Clear paths forward reduce uncertainty by answering three quiet questions:
- What can I do next?
- How much effort does it require?
- What happens if I do nothing?
Effective paths are opt-in and bounded. They don’t require members to invent their own way in or guess at expectations.
In practice, this often looks like:
- Suggesting one or two specific events in a welcome email
- Clearly stating who an event is for, how long it lasts, and what participation looks like
- Making it explicit that observing is acceptable
- Providing a clear route from the website home page to new-member essentials: events, guides, member directory, and support channels
When the path is visible, participation feels safer.
The Role of Existing Members
Orientation isn’t delivered solely through systems and structures. It’s reinforced, or undermined, by how existing members behave.
New members learn more from what established members do than from what leaders say.
They notice how other members respond in everyday moments: whether regular, already-oriented members answer questions or stay silent, whether small missteps are met with patience or discomfort, whether regular members widen conversations to include newcomers or continue as if they aren’t there, and which kinds of participation seem normal among peers.
These everyday behaviors teach norms far more effectively than any written guideline.
For leaders, the responsibility isn’t to demand that everyone be welcoming. It’s to recognize that existing members are already teaching newcomers, whether intentionally or not, and to support behaviors that reduce uncertainty rather than amplify it.
Techniques for Applying These Ideas
These principles become real through everyday practices.
Outreach
- Send a welcome email when a member is accepted
- Personally reach out shortly after acceptance, and again over the first few months
- Ask for feedback through surveys or short check-ins
- Follow up after a member attends their first orientation or event
Engagement With Other Members
- Encourage established members to attend orientation events
- Spotlight new members in newsletters or other appropriate channels
- Share stories from established members to provide context and continuity
- Assign mentors when appropriate
- Use breakout groups or small-group formats to reduce social pressure
Clear Paths Forward
- Suggest specific events in the welcome email
- Maintain a clear new-member essentials path on the website
- Direct members to online resources: events, directories, guides, forums, and support
- Encourage volunteering in low-commitment ways
- Invite members to download the group’s mobile app
- Show how to control email and notification settings
Together, these practices form an orientation system that builds confidence over time.
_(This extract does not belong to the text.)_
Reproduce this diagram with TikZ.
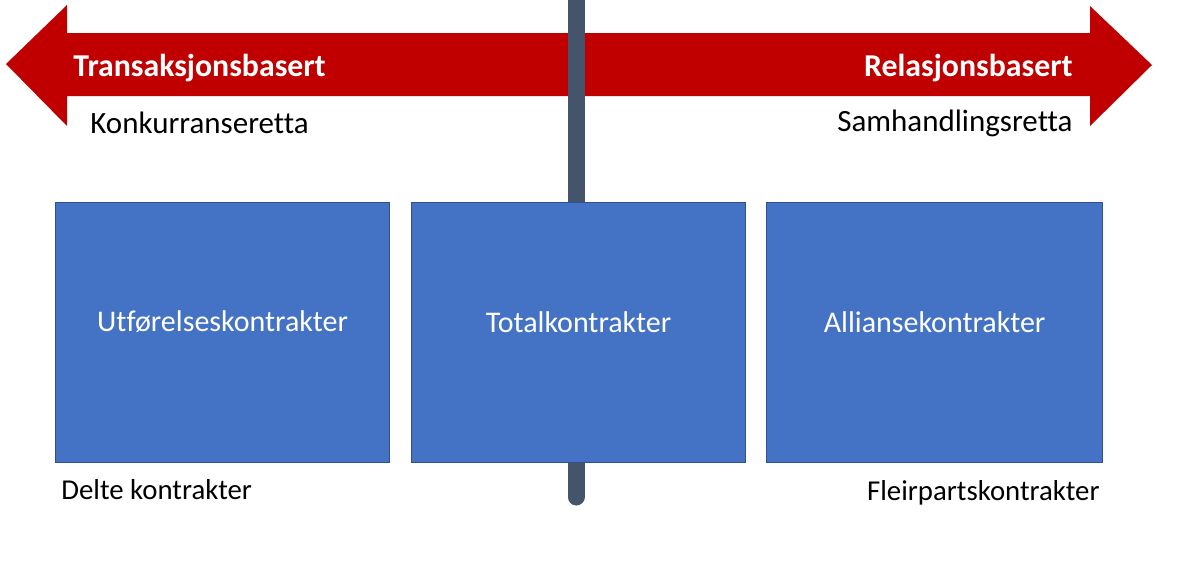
\documentclass[tikz,border=0pt]{standalone}
\usepackage{fontspec}
\setmainfont{Carlito}[Ligatures=NoCommon]
\definecolor{arrowred}{HTML}{C00000}
\definecolor{barslate}{HTML}{44546A}
\definecolor{boxblue}{HTML}{4472C4}
\definecolor{boxedge}{HTML}{2F528F}
\begin{document}
\begin{tikzpicture}[x=0.5pt,y=-0.5pt,
  contract/.style={draw=boxedge,line width=0.6pt,fill=boxblue,minimum width=167pt,minimum height=130pt,inner sep=0pt,anchor=north west},
  boxlabel/.style={text=white,font=\fontsize{15}{17}\selectfont},
  arrowlabel/.style={text=white,font=\fontsize{15.9}{18}\bfseries\selectfont,inner sep=0pt},
  sidelabel/.style={text=black,font=\fontsize{15.5}{17}\selectfont,inner sep=0pt},
  bottomlabel/.style={text=black,font=\fontsize{14.4}{17}\selectfont,inner sep=0pt}]
\useasboundingbox (0,0) rectangle (1200,573);
% double-headed arrow
\fill[arrowred] (6,64) -- (67,5) -- (67,33) -- (1090,33) -- (1090,6) -- (1152,65)
  -- (1090,126) -- (1090,96) -- (67,96) -- (67,126) -- cycle;
% vertical axis
\coordinate (bartop) at (576,0);
\coordinate (barbot) at (576,497);
\draw[barslate,line width=8.5pt,line cap=round] (bartop) -- (barbot);
\draw[barslate,line width=8.5pt] (576,0) -- (576,20);
% boxes
\node[contract] (b1) at (55,202) {};
\node[contract] (b2) at (411,202) {};
\node[contract,minimum width=168pt] (b3) at (766,202) {};
\node[boxlabel] at ([yshift=-60pt]b1.north) {Utførelseskontrakter};
\node[boxlabel] at ([yshift=-60pt]b2.north) {Totalkontrakter};
\node[boxlabel] at ([yshift=-60pt]b3.north) {Alliansekontrakter};
% arrow labels
\node[arrowlabel,anchor=west] (t) at (73,68) {Transaksjonsbasert};
\node[arrowlabel,anchor=east] (r) at (1073,68) {Relasjonsbasert};
\node[sidelabel,anchor=west] (k) at (90,123) {Konkurranseretta};
\node[sidelabel,anchor=east] (s) at (1073,123) {Samhandlingsretta};
\node[bottomlabel,anchor=west] (d) at (61,490) {Delte kontrakter};
\node[bottomlabel,anchor=east] (f) at (1100,493) {Fleirpartskontrakter};
\end{tikzpicture}
\end{document}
Closing: Welcomed Is a Feeling You Design For
Most groups don’t lose new members because of a single bad experience. They lose them quietly, during the period when everything seems fine on the surface but nothing yet feels familiar.
Orientation lives in that quiet space.
It’s shaped by small decisions: how information is staged, how participation is invited, how online spaces are structured, and how existing members model behavior. Over time, those decisions determine whether new members gain confidence or continue to hesitate.
For leaders and boards, the question isn’t whether your group is welcoming in intent. It’s whether your systems make it easy for someone new to understand how things work well enough to participate.
People stay where they feel oriented.
When orientation is treated as ongoing stewardship rather than a one-time task, belonging becomes something you design for, not something you hope happens on its own.